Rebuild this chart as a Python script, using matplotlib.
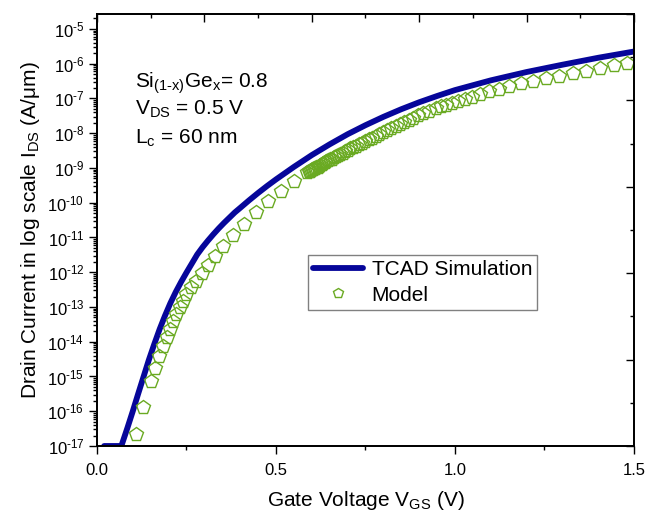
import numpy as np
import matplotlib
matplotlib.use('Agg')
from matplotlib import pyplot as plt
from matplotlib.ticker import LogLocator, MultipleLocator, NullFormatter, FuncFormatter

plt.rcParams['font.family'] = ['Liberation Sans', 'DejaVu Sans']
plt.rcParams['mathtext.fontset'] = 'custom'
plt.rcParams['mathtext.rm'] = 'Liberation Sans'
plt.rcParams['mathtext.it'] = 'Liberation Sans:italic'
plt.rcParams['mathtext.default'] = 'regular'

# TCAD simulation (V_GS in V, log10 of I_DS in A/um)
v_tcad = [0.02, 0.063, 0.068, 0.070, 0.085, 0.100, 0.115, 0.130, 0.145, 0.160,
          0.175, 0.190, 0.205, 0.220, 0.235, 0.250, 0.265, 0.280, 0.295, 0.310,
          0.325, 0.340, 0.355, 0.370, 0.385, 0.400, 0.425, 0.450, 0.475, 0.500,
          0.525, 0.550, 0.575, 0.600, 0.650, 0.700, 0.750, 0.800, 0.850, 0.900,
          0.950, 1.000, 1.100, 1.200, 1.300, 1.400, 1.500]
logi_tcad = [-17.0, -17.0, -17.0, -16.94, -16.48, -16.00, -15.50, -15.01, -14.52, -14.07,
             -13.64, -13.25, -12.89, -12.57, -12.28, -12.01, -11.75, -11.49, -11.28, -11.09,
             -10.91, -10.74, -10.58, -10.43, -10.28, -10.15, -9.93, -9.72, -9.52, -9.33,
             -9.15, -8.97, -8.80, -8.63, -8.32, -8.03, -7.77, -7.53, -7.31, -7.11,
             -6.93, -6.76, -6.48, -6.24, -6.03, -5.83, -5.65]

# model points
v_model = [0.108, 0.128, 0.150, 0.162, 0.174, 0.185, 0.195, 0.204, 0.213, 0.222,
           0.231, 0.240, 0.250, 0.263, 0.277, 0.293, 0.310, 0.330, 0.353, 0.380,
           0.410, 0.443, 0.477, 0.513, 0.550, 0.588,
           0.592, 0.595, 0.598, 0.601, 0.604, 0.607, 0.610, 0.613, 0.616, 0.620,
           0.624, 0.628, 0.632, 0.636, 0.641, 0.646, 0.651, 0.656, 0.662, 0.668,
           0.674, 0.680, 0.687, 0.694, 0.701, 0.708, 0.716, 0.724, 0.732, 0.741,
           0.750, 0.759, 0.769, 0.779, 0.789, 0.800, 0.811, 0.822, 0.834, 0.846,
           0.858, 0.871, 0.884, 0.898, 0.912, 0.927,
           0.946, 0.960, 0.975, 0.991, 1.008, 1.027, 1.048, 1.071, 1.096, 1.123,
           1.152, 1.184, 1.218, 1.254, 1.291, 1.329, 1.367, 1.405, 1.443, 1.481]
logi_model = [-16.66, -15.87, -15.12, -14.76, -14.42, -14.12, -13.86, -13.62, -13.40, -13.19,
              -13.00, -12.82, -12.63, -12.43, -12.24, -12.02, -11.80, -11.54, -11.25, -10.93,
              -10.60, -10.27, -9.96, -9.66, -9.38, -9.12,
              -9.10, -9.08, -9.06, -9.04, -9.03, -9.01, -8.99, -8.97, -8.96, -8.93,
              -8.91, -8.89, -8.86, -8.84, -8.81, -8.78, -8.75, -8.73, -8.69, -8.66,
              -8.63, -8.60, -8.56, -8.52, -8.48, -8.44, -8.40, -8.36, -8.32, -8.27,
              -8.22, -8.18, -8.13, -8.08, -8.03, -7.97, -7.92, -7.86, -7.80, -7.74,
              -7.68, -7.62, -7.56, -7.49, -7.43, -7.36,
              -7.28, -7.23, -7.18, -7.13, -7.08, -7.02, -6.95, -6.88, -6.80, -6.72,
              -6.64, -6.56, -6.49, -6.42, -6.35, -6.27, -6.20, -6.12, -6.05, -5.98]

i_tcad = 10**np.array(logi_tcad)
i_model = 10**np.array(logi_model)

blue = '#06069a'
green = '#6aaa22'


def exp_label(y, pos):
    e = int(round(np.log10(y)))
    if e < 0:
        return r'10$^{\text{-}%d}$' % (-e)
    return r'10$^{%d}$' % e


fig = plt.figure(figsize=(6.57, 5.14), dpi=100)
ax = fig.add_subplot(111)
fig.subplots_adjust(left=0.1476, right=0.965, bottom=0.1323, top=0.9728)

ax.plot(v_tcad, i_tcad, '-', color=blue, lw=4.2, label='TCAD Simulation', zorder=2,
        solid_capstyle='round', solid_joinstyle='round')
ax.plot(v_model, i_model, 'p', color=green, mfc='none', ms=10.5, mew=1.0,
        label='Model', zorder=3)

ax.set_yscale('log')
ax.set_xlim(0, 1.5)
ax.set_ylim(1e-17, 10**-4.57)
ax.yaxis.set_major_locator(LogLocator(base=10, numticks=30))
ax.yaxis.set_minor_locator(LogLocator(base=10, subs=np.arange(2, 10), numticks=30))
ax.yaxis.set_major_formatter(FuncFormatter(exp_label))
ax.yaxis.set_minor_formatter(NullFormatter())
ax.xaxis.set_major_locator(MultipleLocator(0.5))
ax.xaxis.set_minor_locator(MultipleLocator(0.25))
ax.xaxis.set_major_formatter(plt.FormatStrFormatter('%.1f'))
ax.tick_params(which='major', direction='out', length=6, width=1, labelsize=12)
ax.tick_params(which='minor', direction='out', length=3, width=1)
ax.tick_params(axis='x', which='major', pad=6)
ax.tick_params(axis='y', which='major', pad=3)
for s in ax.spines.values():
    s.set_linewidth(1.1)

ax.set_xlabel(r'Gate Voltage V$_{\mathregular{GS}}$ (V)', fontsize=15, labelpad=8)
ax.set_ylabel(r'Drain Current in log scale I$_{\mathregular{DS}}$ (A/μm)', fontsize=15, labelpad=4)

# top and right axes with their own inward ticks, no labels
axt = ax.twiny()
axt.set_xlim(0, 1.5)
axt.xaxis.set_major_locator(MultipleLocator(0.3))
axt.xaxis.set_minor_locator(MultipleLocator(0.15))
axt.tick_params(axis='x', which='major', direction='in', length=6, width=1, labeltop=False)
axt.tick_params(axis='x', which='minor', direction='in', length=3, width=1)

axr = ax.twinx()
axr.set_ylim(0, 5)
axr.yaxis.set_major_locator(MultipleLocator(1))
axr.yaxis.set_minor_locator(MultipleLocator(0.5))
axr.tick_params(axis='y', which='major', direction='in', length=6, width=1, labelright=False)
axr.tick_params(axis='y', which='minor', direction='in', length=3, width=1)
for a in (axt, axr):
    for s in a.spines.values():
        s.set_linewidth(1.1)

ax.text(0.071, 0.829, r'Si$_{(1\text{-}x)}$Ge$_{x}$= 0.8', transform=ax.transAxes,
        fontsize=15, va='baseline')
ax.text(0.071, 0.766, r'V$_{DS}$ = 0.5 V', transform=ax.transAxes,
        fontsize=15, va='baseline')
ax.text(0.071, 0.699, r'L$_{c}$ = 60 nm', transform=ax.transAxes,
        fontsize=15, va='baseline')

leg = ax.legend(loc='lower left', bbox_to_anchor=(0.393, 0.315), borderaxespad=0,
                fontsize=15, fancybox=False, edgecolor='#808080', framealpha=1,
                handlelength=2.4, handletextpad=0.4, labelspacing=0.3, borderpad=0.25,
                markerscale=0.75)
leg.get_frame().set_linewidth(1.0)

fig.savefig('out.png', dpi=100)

****

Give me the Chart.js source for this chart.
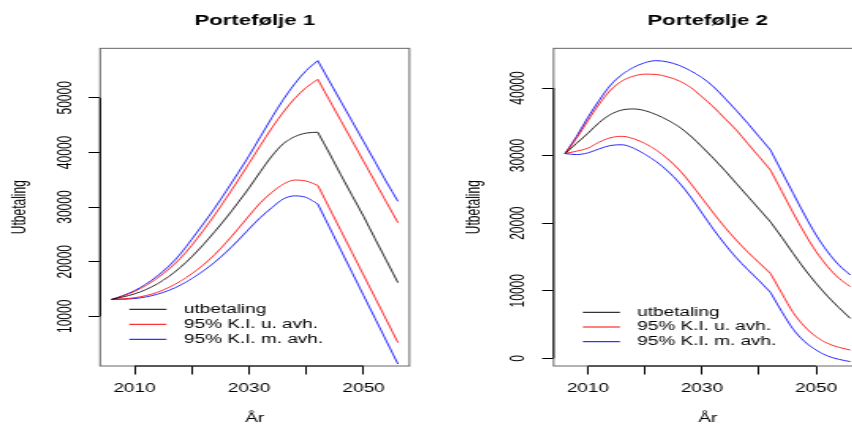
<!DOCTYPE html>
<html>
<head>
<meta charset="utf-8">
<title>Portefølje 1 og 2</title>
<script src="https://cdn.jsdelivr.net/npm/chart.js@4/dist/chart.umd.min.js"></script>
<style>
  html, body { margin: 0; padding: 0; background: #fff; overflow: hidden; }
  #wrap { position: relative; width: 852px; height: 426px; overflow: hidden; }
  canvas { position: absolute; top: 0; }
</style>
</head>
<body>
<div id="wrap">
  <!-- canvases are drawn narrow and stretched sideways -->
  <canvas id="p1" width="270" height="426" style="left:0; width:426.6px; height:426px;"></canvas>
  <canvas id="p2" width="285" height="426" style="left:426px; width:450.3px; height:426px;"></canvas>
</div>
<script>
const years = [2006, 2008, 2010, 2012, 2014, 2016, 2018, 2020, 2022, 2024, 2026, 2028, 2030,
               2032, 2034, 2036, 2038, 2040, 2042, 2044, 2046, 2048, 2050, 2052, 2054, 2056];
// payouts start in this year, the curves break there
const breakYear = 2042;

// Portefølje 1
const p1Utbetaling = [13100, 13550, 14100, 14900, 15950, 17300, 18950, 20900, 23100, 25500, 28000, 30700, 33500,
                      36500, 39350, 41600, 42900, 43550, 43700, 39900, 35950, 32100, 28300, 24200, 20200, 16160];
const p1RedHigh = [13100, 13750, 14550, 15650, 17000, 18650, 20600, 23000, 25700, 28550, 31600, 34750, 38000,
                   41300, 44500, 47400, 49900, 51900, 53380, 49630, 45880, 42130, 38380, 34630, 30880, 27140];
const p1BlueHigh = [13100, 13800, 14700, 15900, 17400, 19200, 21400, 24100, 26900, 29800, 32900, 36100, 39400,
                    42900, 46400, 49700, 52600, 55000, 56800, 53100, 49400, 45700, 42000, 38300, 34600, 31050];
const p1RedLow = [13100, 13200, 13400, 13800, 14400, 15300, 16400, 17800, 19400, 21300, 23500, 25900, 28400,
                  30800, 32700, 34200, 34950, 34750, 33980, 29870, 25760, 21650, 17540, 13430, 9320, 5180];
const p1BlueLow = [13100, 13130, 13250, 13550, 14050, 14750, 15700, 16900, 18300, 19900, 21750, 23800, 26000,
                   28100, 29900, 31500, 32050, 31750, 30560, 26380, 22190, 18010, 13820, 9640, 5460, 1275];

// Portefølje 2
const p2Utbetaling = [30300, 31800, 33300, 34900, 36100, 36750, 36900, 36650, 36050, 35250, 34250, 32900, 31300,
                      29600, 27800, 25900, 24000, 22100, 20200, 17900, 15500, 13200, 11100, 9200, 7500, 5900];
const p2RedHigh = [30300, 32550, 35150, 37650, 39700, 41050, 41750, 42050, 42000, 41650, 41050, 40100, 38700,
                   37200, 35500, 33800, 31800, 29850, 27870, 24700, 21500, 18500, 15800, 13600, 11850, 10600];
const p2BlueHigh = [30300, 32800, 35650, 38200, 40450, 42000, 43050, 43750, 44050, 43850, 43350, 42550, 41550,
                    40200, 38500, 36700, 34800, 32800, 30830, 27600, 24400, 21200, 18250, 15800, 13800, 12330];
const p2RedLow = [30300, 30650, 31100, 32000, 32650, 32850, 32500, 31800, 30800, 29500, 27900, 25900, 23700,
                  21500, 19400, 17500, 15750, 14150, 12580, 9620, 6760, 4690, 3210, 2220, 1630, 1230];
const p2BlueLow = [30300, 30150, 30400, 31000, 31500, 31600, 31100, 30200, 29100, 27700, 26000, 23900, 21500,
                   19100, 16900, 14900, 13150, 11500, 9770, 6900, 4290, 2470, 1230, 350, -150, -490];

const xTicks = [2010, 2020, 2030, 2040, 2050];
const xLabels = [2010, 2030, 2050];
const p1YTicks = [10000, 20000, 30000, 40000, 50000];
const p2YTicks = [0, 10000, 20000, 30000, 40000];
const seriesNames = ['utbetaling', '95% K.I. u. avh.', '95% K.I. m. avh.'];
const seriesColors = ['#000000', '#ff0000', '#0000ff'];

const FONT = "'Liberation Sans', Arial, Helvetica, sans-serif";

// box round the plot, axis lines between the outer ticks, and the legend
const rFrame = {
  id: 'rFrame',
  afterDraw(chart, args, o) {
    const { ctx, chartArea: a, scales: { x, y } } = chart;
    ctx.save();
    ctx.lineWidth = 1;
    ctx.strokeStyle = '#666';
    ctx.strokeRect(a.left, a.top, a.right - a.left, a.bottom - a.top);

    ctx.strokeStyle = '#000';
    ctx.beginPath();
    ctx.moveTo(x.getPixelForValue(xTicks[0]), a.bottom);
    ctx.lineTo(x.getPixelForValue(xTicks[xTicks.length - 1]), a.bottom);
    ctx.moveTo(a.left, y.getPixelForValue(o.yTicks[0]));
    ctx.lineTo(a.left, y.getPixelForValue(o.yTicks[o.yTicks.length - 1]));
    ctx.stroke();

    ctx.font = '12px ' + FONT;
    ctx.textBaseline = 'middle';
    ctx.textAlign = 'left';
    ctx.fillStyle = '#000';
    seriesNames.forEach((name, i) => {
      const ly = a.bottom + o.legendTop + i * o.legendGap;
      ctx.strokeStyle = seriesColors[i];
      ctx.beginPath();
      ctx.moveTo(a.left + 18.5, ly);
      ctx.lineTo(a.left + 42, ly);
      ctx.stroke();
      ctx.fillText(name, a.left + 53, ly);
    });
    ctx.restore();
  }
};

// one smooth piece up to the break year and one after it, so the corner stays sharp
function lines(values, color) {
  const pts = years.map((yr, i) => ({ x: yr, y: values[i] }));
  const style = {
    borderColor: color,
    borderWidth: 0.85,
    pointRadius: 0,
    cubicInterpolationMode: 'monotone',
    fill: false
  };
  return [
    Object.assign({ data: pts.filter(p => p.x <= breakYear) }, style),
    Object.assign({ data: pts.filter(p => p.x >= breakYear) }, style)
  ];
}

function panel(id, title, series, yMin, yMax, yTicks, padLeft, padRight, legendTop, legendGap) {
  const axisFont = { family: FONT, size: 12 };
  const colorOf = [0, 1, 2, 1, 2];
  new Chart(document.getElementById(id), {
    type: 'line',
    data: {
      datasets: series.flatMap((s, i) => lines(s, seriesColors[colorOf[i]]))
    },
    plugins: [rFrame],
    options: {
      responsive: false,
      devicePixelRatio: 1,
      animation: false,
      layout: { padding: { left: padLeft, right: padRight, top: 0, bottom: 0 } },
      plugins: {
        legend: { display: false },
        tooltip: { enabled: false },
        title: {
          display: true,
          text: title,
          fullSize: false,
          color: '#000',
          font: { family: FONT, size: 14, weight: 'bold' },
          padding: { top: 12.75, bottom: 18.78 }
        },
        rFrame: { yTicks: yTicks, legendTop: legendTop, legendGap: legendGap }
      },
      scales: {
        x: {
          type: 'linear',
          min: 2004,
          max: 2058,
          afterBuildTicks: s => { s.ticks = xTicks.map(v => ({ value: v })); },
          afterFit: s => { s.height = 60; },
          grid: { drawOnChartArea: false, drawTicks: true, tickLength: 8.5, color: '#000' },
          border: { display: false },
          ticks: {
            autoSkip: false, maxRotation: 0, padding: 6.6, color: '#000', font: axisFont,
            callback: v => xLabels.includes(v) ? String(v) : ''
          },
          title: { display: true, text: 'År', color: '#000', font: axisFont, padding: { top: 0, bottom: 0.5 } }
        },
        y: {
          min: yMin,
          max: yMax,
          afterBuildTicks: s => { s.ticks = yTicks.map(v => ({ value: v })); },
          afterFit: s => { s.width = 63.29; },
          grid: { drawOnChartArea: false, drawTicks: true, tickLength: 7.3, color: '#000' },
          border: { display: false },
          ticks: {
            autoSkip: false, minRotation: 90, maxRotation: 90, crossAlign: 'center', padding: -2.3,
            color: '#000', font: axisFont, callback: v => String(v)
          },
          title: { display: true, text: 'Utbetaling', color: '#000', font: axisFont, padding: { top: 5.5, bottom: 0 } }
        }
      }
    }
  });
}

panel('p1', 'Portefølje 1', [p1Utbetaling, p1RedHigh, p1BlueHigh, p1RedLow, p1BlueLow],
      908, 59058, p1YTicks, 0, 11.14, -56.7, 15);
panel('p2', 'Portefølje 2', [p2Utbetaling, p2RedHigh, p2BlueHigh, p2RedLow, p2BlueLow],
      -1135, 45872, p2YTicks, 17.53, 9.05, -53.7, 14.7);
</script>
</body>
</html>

****

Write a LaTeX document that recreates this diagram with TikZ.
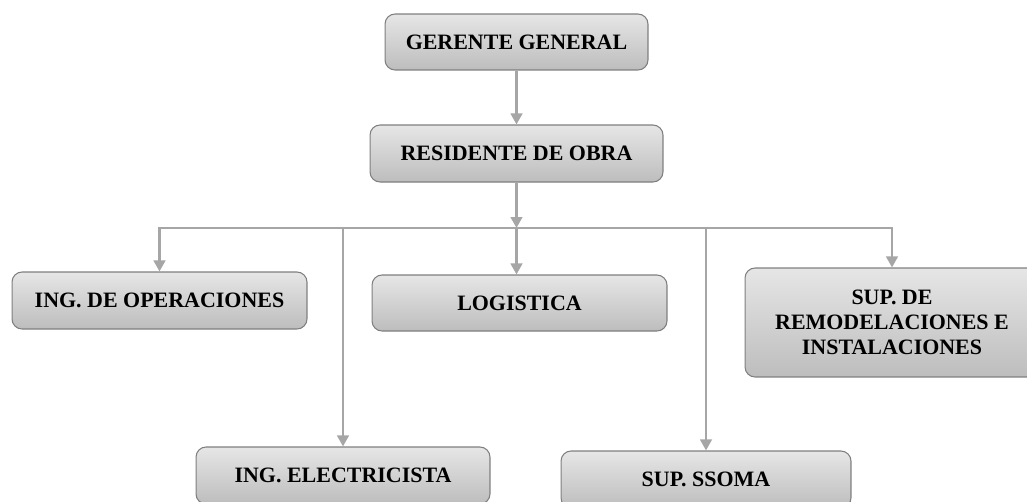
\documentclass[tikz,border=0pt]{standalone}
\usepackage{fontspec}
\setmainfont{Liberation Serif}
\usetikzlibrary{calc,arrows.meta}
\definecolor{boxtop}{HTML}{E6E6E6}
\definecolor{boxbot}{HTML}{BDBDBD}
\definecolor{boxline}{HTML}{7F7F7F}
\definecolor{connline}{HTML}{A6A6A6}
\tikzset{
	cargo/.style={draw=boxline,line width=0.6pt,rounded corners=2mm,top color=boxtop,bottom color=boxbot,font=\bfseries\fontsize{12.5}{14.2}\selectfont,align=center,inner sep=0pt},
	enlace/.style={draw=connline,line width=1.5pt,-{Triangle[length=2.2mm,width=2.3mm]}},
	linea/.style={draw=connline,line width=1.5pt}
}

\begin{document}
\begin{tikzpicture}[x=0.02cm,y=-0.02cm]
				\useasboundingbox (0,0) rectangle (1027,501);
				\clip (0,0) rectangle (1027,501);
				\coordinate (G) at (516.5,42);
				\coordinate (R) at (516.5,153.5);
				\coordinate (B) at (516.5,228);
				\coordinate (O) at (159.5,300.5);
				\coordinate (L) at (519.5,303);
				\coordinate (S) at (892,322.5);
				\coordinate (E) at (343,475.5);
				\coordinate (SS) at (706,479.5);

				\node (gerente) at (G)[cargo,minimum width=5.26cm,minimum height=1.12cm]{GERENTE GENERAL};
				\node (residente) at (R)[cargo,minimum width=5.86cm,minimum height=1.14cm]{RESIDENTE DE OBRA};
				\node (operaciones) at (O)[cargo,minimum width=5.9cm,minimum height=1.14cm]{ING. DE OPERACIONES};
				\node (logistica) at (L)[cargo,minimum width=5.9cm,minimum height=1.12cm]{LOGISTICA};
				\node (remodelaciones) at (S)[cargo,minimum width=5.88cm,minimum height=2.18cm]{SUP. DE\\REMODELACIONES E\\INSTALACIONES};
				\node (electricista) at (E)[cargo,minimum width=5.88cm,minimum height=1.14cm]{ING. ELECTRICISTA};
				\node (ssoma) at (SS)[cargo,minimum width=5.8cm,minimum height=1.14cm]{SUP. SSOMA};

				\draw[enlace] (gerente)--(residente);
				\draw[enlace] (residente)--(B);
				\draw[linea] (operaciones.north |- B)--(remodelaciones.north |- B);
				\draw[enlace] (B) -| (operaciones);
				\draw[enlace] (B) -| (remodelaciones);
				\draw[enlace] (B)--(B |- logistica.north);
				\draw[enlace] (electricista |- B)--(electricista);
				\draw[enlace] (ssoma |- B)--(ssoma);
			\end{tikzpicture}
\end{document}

****

**STATED GOAL:**
Give again, word for word, the lines from the one that contains "Give me the Chart.js source for this chart." to the one that contains "const breakYear = 2042;", both included. Omit the pictures.

**WRITTEN SOLUTION:**
Give me the Chart.js source for this chart.
<!DOCTYPE html>
<html>
<head>
<meta charset="utf-8">
<title>Portefølje 1 og 2</title>
<script src="https://cdn.jsdelivr.net/npm/chart.js@4/dist/chart.umd.min.js"></script>
<style>
  html, body { margin: 0; padding: 0; background: #fff; overflow: hidden; }
  #wrap { position: relative; width: 852px; height: 426px; overflow: hidden; }
  canvas { position: absolute; top: 0; }
</style>
</head>
<body>
<div id="wrap">
  <!-- canvases are drawn narrow and stretched sideways -->
  <canvas id="p1" width="270" height="426" style="left:0; width:426.6px; height:426px;"></canvas>
  <canvas id="p2" width="285" height="426" style="left:426px; width:450.3px; height:426px;"></canvas>
</div>
<script>
const years = [2006, 2008, 2010, 2012, 2014, 2016, 2018, 2020, 2022, 2024, 2026, 2028, 2030,
               2032, 2034, 2036, 2038, 2040, 2042, 2044, 2046, 2048, 2050, 2052, 2054, 2056];
// payouts start in this year, the curves break there
const breakYear = 2042;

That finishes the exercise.